Problem requirements –
Check each line of the listing below for the string "draw", and copy the ones that have it.

──────── Dataset rows ────────

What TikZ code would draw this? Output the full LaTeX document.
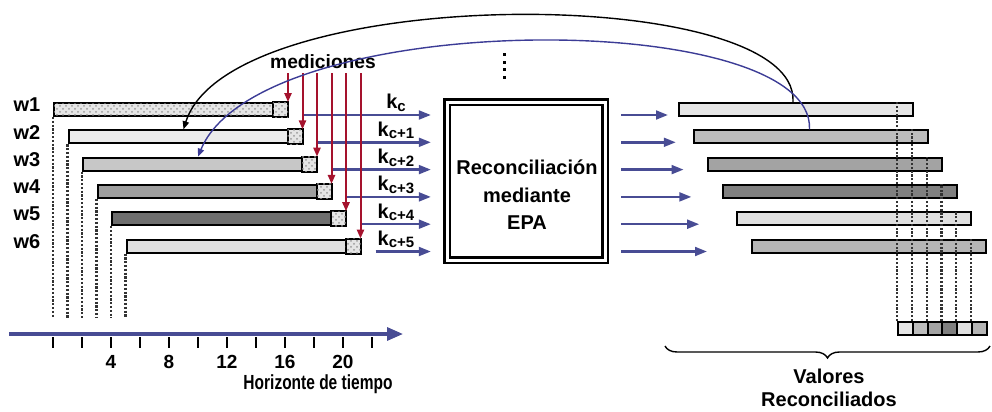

────────
──────── Dataset rows ────────

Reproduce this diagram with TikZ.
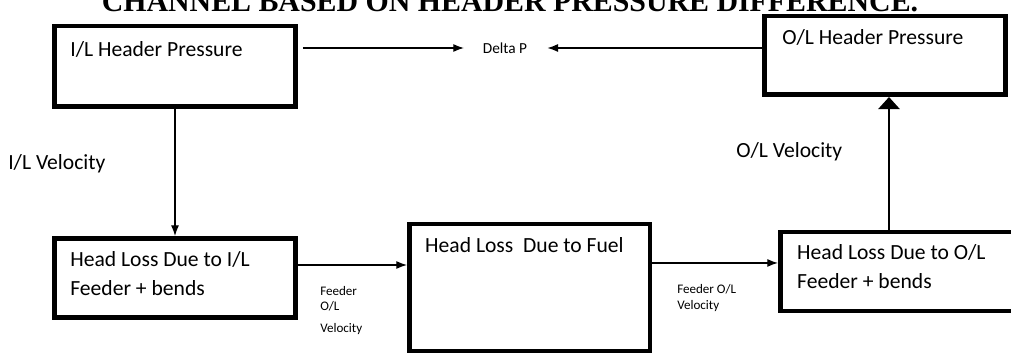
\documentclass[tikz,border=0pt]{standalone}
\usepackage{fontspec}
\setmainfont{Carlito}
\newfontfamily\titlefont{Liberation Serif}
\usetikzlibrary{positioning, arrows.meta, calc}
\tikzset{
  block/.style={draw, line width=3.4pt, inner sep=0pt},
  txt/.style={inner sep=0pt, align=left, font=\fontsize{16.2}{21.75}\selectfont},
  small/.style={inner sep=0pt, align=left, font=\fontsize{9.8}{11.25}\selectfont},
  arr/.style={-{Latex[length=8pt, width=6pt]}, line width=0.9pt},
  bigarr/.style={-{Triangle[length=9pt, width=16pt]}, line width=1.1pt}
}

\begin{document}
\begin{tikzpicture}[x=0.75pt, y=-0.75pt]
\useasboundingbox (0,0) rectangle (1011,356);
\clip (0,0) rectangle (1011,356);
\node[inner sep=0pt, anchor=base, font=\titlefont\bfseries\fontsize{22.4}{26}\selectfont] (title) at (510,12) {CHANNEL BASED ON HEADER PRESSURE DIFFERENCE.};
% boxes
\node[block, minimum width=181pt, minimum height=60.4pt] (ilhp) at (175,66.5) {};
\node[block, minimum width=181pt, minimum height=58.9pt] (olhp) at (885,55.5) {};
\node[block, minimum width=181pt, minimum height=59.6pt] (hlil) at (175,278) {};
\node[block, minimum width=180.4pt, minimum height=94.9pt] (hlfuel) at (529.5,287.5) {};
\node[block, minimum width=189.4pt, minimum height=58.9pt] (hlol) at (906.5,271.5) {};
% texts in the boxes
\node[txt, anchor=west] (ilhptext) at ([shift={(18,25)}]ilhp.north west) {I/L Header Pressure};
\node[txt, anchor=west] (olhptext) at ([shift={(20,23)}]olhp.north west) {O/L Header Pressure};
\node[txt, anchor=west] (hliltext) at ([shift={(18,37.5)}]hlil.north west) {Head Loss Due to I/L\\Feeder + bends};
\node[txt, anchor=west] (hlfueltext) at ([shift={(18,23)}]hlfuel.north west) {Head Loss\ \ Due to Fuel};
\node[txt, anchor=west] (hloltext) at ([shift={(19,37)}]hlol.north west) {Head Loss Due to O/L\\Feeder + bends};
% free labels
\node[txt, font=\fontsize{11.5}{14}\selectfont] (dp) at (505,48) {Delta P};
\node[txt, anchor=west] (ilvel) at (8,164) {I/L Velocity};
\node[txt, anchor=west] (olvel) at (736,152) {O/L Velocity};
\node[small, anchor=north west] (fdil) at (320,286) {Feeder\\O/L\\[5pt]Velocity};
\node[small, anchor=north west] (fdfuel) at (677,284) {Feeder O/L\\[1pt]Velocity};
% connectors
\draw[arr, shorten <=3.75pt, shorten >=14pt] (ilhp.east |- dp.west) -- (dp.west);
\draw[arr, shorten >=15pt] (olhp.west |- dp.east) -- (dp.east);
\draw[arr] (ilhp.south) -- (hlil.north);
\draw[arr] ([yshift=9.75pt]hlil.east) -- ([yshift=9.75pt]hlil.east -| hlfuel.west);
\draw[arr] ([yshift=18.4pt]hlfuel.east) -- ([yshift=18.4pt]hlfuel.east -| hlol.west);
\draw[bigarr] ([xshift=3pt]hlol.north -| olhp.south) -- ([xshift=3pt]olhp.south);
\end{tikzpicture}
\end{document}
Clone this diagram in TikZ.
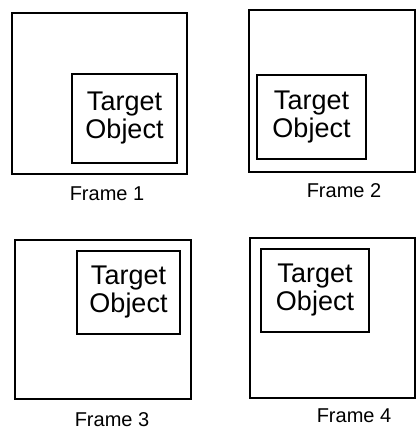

────────

Written reply –
What TikZ code would draw this? Output the full LaTeX document.
  block/.style={draw, line width=3.4pt, inner sep=0pt},
\draw[arr, shorten <=3.75pt, shorten >=14pt] (ilhp.east |- dp.west) -- (dp.west);
\draw[arr, shorten >=15pt] (olhp.west |- dp.east) -- (dp.east);
\draw[arr] (ilhp.south) -- (hlil.north);
\draw[arr] ([yshift=9.75pt]hlil.east) -- ([yshift=9.75pt]hlil.east -| hlfuel.west);
\draw[arr] ([yshift=18.4pt]hlfuel.east) -- ([yshift=18.4pt]hlfuel.east -| hlol.west);
\draw[bigarr] ([xshift=3pt]hlol.north -| olhp.south) -- ([xshift=3pt]olhp.south);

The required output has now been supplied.